The key non-OPEC member in the OPEC+ pact, Russia, reaffirmed OPEC’s publicly stated reasoning for the superhike in August production, citing low inventories.

“Taking into account the robust global economic outlook and current market conditions reflected in low oil inventories, they (eight OPEC+ members) agreed to make a production adjustment of 548,000 barrels per day in August 2025,” the Russian government said this weekend.

Behind the “low inventories” narrative lie several other reasons for OPEC+ to accelerate the unwinding of the production cuts.

First is the notable shift in OPEC’s policy from defending oil prices to reclaiming market share, lost to U.S. shale and other higher-cost producers over the past three years when the OPEC+ alliance was seeking higher prices or at least a fairly high floor under prices.

With the drive to regain market share, OPEC+ and its leader, Saudi Arabia, appear to be willing to sustain short-term pain with lower oil revenues if the low oil prices sink U.S. shale growth, too.

The majority of executives at U.S. shale producers in Texas and New Mexico said in the latest Dallas Fed Energy Survey last week that their oil production would decrease slightly from June 2025 to June 2026 if the WTI price remained at $60 per barrel.

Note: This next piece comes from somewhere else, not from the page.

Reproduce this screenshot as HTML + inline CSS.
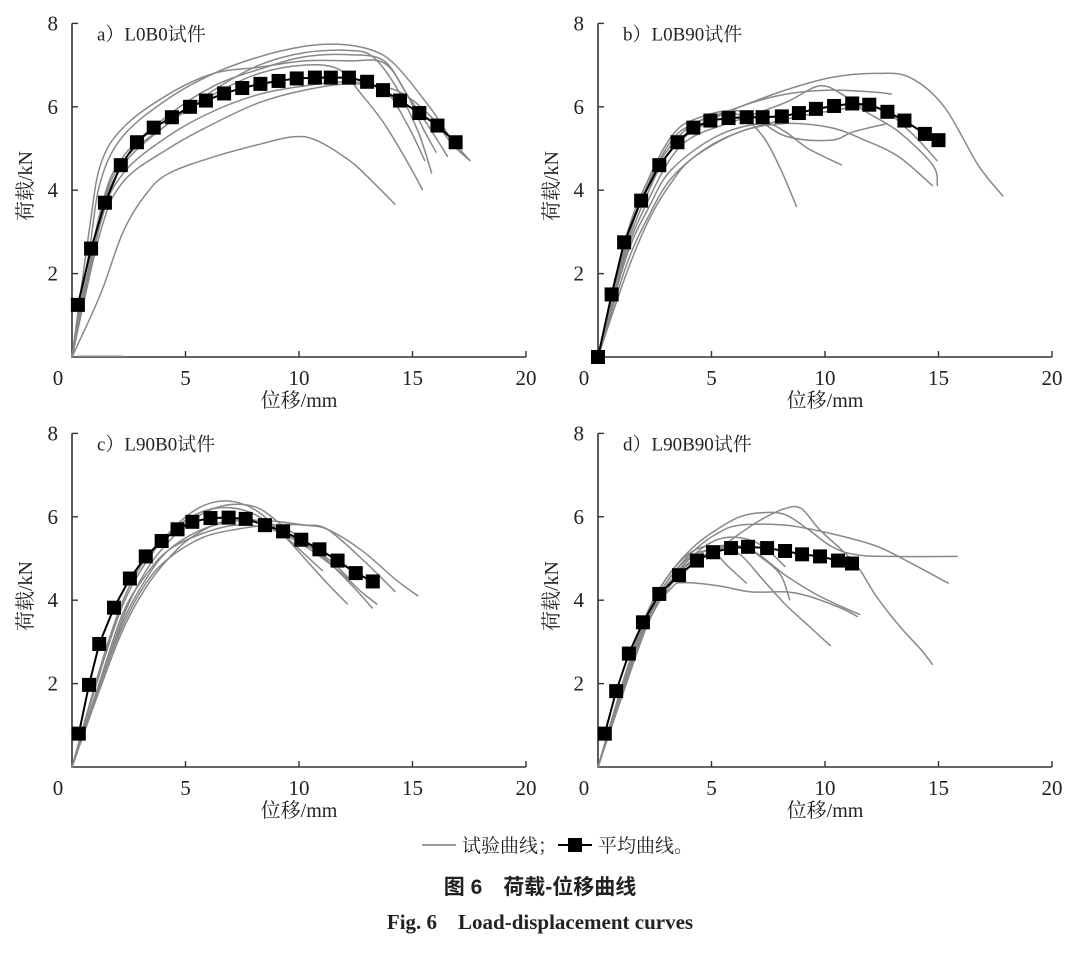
<!DOCTYPE html>
<html><head><meta charset="utf-8"><style>
body{margin:0;background:#fff}
svg text{font-family:"Liberation Serif","Noto Serif CJK SC",serif;fill:#222}
</style></head><body>
<svg id="fig" width="1080" height="952" viewBox="0 0 1080 952" xmlns="http://www.w3.org/2000/svg">
<g id="panels"></g>
<g>
<line x1="422" y1="845" x2="456" y2="845" stroke="#777" stroke-width="1.5"/>
<text x="462" y="852" font-size="19">试验曲线；</text>
<line x1="558" y1="845" x2="592" y2="845" stroke="#000" stroke-width="2"/>
<rect x="568" y="838" width="14" height="14" fill="#000"/>
<text x="598" y="852" font-size="19">平均曲线。</text>
</g>
<text x="540" y="894" font-size="21" font-weight="bold" text-anchor="middle" style="font-family:'Liberation Sans','Noto Sans CJK SC',sans-serif">图 6　荷载-位移曲线</text>
<text x="540" y="929" font-size="21" font-weight="bold" text-anchor="middle">Fig. 6　Load-displacement curves</text>
</svg>
<script>
const panelTitles=["a）L0B0试件","b）L0B90试件","c）L90B0试件","d）L90B90试件"];
const xTicks=[0,5,10,15,20];
const yTicks=[2,4,6,8];
const avgA_x=[0.26,0.84,1.45,2.15,2.86,3.6,4.4,5.2,5.9,6.7,7.5,8.3,9.1,9.9,10.7,11.4,12.2,13,13.7,14.45,15.3,16.1,16.9];
const avgA_y=[1.25,2.6,3.7,4.6,5.15,5.5,5.75,6,6.15,6.32,6.45,6.55,6.62,6.68,6.7,6.7,6.7,6.6,6.4,6.15,5.85,5.55,5.15];
const avgB_x=[0,0.6,1.15,1.9,2.7,3.5,4.2,4.95,5.75,6.55,7.25,8.1,8.85,9.6,10.4,11.2,11.95,12.75,13.5,14.4,15];
const avgB_y=[0,1.5,2.75,3.75,4.6,5.15,5.5,5.67,5.73,5.75,5.75,5.77,5.85,5.95,6.02,6.08,6.05,5.88,5.67,5.35,5.2];
const avgC_x=[0.3,0.75,1.2,1.85,2.55,3.25,3.95,4.65,5.3,6.1,6.9,7.65,8.5,9.3,10.1,10.9,11.7,12.5,13.25];
const avgC_y=[0.8,1.97,2.95,3.82,4.52,5.05,5.42,5.7,5.88,5.97,5.98,5.95,5.8,5.65,5.45,5.22,4.95,4.65,4.45];
const avgD_x=[0.3,0.8,1.36,1.98,2.7,3.57,4.36,5.07,5.86,6.61,7.45,8.24,8.99,9.78,10.57,11.19];
const avgD_y=[0.8,1.82,2.72,3.47,4.15,4.6,4.95,5.15,5.25,5.28,5.25,5.18,5.1,5.05,4.95,4.88];
const testA=[
[[0,0],[0.5,2.5],[1,4.2],[2,5.3],[4,6.2],[6,6.8],[8,7.2],[10,7.45],[11.5,7.5],[13,7.35],[14,7.0],[15.5,6.0],[16.5,5.2],[17.3,4.7]],
[[0,0],[0.5,3],[1,4.6],[2,5.5],[4,6.3],[6,6.8],[8,6.95],[10,7.1],[12,7.1],[13.5,7.05],[14.5,6.3],[15.2,5.5],[15.8,4.9]],
[[0,0],[1,3.5],[2,4.8],[4,5.8],[6,6.5],[8,6.9],[10,7.2],[12,7.25],[13.5,7.1],[14.5,6.3],[15.5,5.5],[16.3,4.8]],
[[0,0],[1,3.3],[2,4.6],[4,5.6],[6,6.3],[8,6.8],[10,7],[11.5,6.9],[12.5,6.3],[13.5,5.6],[14.5,4.7],[15.2,4.0]],
[[0,0],[1,3.2],[2,4.4],[4,5.3],[6,5.9],[8,6.3],[10,6.5],[12,6.6],[13.5,6.4],[14.5,5.6],[15.3,4.7]],
[[0,0],[1,3],[2,4.2],[4,5.0],[6,5.6],[8,6.1],[10,6.4],[12,6.55],[14,6.4],[15.5,5.8],[16.5,5.1],[17.3,4.7]],
[[0,0],[1,1.5],[2,3],[3,3.9],[4,4.4],[6,4.8],[8,5.1],[9.5,5.28],[10.5,5.2],[12,4.7],[13,4.2],[14,3.65]],
[[0,0],[1,3.4],[2,4.7],[4,5.6],[6,6.4],[8,7],[10,7.3],[12,7.35],[13,7.2],[14,6.5],[15,5.4],[15.6,4.4]],
[[0,0.02],[2,0.02]]];
const testB=[
[[0,0],[1,2.8],[2,4.2],[3,5.2],[4,5.6],[6,6],[8,6.4],[10,6.7],[12,6.8],[13.5,6.7],[15,6.0],[16.5,4.6],[17.6,3.85]],
[[0,0],[1,2.7],[2,4.2],[3,5.1],[4,5.6],[5,5.8],[6,5.8],[7,5.3],[7.8,4.5],[8.5,3.6]],
[[0,0],[1,2.5],[2,3.8],[3,4.8],[4,5.3],[6,5.7],[8,6.1],[9.5,6.5],[10.5,6.3],[11.5,5.9],[13,5.4],[14.5,4.6],[14.7,4.1]],
[[0,0],[1,2.4],[2,3.6],[3,4.5],[5,5.3],[7,5.6],[8,5.4],[9,5.0],[10.5,4.6]],
[[0,0],[1,2],[2,3.3],[3,4.2],[4,4.8],[6,5.4],[8,5.6],[10,5.5],[11.5,5.2],[13,4.8],[14.5,4.1]],
[[0,0],[1,2.9],[2,4.3],[3,5.3],[4,5.7],[6,5.9],[8,5.3],[10,5.2],[11,5.4],[12.5,5.6]],
[[0,0],[1,2.6],[2,4],[3,5],[4.5,5.6],[6,6],[8,6.3],[10,6.4],[12,6.35],[12.7,6.3]],
[[0,0],[1,2.2],[2,3.4],[3,4.3],[4.5,5],[6,5.4],[8,5.7],[10,5.9],[12,6.0],[13.5,5.4],[14.7,4.7]]];
const testC=[
[[0,0],[1,2.3],[2,3.9],[3,4.9],[4,5.6],[5,6.1],[6,6.35],[7,6.35],[8,6.1],[9,5.6],[10,5],[11,4.4],[11.9,3.9]],
[[0,0],[1,2],[2,3.6],[3,4.7],[4,5.4],[5,5.9],[6,6.2],[7,6.3],[8,6.2],[9,5.8],[10.5,5.2],[12,4.4],[13,3.8]],
[[0,0],[1,2],[2,3.5],[3,4.5],[4,5.2],[5.5,5.7],[7,5.9],[8.5,5.9],[10,5.8],[11,5.7],[12.5,5.2],[14,4.5],[15,4.1]],
[[0,0],[1,2.1],[2,3.7],[3,4.6],[4,5.2],[5.5,5.6],[7,5.8],[8.5,5.7],[10,5.3],[11.5,4.7],[12.5,4.2],[13.2,3.9]],
[[0,0],[1,2],[2,3.4],[3,4.4],[4,5.0],[5.5,5.5],[7,5.7],[8.5,5.8],[10,5.8],[11,5.7],[12.5,5.0],[14,4.2]],
[[0,0],[1,2.4],[2,4],[3,5.0],[4,5.6],[5,6],[6,6.2],[7,6.2],[8,6],[9,5.6],[10,5.1],[10.8,4.7]],
[[0,0],[1,1.9],[2,3.3],[3,4.3],[4,5],[5,5.5],[6.5,5.9],[8,5.9],[9.5,5.5],[11,5],[12,4.5]]];
const testD=[
[[0,0],[1,2],[2,3.5],[3,4.4],[4,4.9],[5,5.2],[6,5.6],[7,5.95],[8,6.2],[8.7,6.2],[9.5,5.7],[10.5,5.2],[11.2,4.8],[12,4.1],[13,3.4],[14,2.8],[14.5,2.45]],
[[0,0],[1,2.3],[2,3.8],[3,4.7],[4,5.3],[5,5.7],[6,6],[7,6.1],[8,6.05],[9,5.7],[10,5.3],[11,5.1],[12.5,5.05],[15.6,5.05]],
[[0,0],[1,2.2],[2,3.7],[3,4.6],[4,5.2],[5,5.6],[6,5.8],[8,5.8],[10,5.6],[12,5.3],[13.5,4.9],[15.2,4.4]],
[[0,0],[1,2.2],[2,3.6],[3,4.3],[3.5,4.42],[5,4.35],[6.5,4.2],[8,4.2],[9,4.1],[10.5,3.8],[11.2,3.6]],
[[0,0],[1,2.3],[2,3.8],[3,4.7],[4,5.2],[5,5.3],[6,5.1],[7,4.5],[8,3.9],[9,3.4],[10,2.9]],
[[0,0],[1,2.1],[2,3.6],[3,4.5],[4,5],[5,5.3],[6.5,5.2],[8,4.6],[9.5,4.1],[11.3,3.65]],
[[0,0],[1,2.2],[2,3.7],[3,4.6],[4,5.1],[4.8,5.15],[5.5,4.8],[6.3,4.4]],
[[0,0],[1,2.1],[2,3.6],[3,4.5],[4.5,5.1],[6,5.3],[7,5.0],[7.8,4.6],[8.2,4.0]],
[[0,0],[1,2.1],[2,3.6],[3,4.5],[4,5.1],[5,5.45],[6,5.5],[7,5.3],[8,4.8]]];

const NS="http://www.w3.org/2000/svg";
const root=document.getElementById('panels');
const panels=[
 {x0:72,y0:357,tests:testA,ax:avgA_x,ay:avgA_y,key:'a'},
 {x0:598,y0:357,tests:testB,ax:avgB_x,ay:avgB_y,key:'b'},
 {x0:72,y0:767,tests:testC,ax:avgC_x,ay:avgC_y,key:'c'},
 {x0:598,y0:767,tests:testD,ax:avgD_x,ay:avgD_y,key:'d'}];
const PXX=22.7, PXY=41.7;
function mk(tag,attrs,parent){const e=document.createElementNS(NS,tag);for(const k in attrs)e.setAttribute(k,attrs[k]);parent.appendChild(e);return e;}
function smooth(pts){
 let d='M'+pts[0][0].toFixed(1)+','+pts[0][1].toFixed(1);
 for(let i=0;i<pts.length-1;i++){
  const p0=pts[Math.max(0,i-1)],p1=pts[i],p2=pts[i+1],p3=pts[Math.min(pts.length-1,i+2)];
  const c1=[p1[0]+(p2[0]-p0[0])/6,p1[1]+(p2[1]-p0[1])/6];
  const c2=[p2[0]-(p3[0]-p1[0])/6,p2[1]-(p3[1]-p1[1])/6];
  d+=' C'+c1.map(v=>v.toFixed(1)).join(',')+' '+c2.map(v=>v.toFixed(1)).join(',')+' '+p2.map(v=>v.toFixed(1)).join(',');
 }
 return d;
}
panels.forEach((p,pi)=>{
 const sx=v=>p.x0+v*PXX, sy=v=>p.y0-v*PXY;
 const g=mk('g',{},root);
 
 
 const axis=mk('path',{d:`M${p.x0},${sy(8)} V${p.y0} H${sx(20)}`,fill:'none',stroke:'#333','stroke-width':1.6},g);
 
 
 xTicks.forEach(t=>{
  if(t>0){const l=mk('line',{x1:sx(t),x2:sx(t),y1:p.y0,y2:p.y0-6,stroke:'#333','stroke-width':1.4},g);
  
  }
  const tx=mk('text',{x:sx(t)+(t==0?-14:0),y:p.y0+28,'font-size':21,'text-anchor':'middle'},g);tx.textContent=t;
  
  
 });
 yTicks.forEach(t=>{
  const l=mk('line',{x1:p.x0,x2:p.x0+6,y1:sy(t),y2:sy(t),stroke:'#333','stroke-width':1.4},g);
  
  
  const tx=mk('text',{x:p.x0-14,y:sy(t)+7,'font-size':21,'text-anchor':'end'},g);tx.textContent=t;
  
  
 });
 const xl=mk('text',{x:sx(10),y:p.y0+50,'font-size':20,'text-anchor':'middle'},g);xl.textContent='位移/mm';
 
 
 const yl=mk('text',{x:0,y:0,'font-size':20,'text-anchor':'middle',transform:`translate(${p.x0-40},${sy(4.1)}) rotate(-90)`},g);yl.textContent='荷载/kN';
 
 
 const tt=mk('text',{x:p.x0+25,y:sy(8)+17,'font-size':19},g);tt.textContent=panelTitles[pi];
 
 
 p.tests.forEach(c=>{
  const pts=c.map(q=>[sx(q[0]+0.25*(q[1]>0?1:0)),sy(q[1])]);
  const path=mk('path',{d:smooth(pts),fill:'none',stroke:'#888','stroke-width':1.5},g);
  
  
 });
 const apts=p.ax.map((v,i)=>[sx(v),sy(p.ay[i])]);
 const al=mk('path',{d:'M'+apts.map(q=>q.join(',')).join(' L'),fill:'none',stroke:'#000','stroke-width':2},g);
 
 
 apts.forEach(q=>{
  const r=mk('rect',{x:q[0]-7,y:q[1]-7,width:14,height:14,fill:'#000'},g);
  
  
 });
});
</script>
</body></html>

If WTI prices collapsed to $50 per barrel, a total of 46 percent of executives expect their firms’ oil production would decrease significantly from June 2025 to June 2026, and another 42 percent anticipate their firms’ oil production would decrease slightly. The most selected response among executives at large E&P firms was “decrease slightly,” while among executives at small E&P firms it was “decrease significantly.”

The production hikes each month since April suggest that OPEC+ has also likely sought to be in President Trump’s good books, analysts say, as the U.S. President has campaigned on low energy prices and has called for low oil and gasoline prices and higher OPEC output.

In addition, OPEC+ continues to rely on strong summer oil demand to absorb the additional barrels. Analysts concur that the supersized hikes are not that supersized because some producers are pumping less than their quotas to compensate for previous overproduction.

The physical market appears to be tight in the near term, although the coming glut in the autumn and beyond is likely to push oil down.

Oil prices didn’t collapse following this weekend’s OPEC+ decision—a sign that there isn’t immediate fear of oversupply and that the market hasn’t shaken off entirely geopolitics-driven volatility.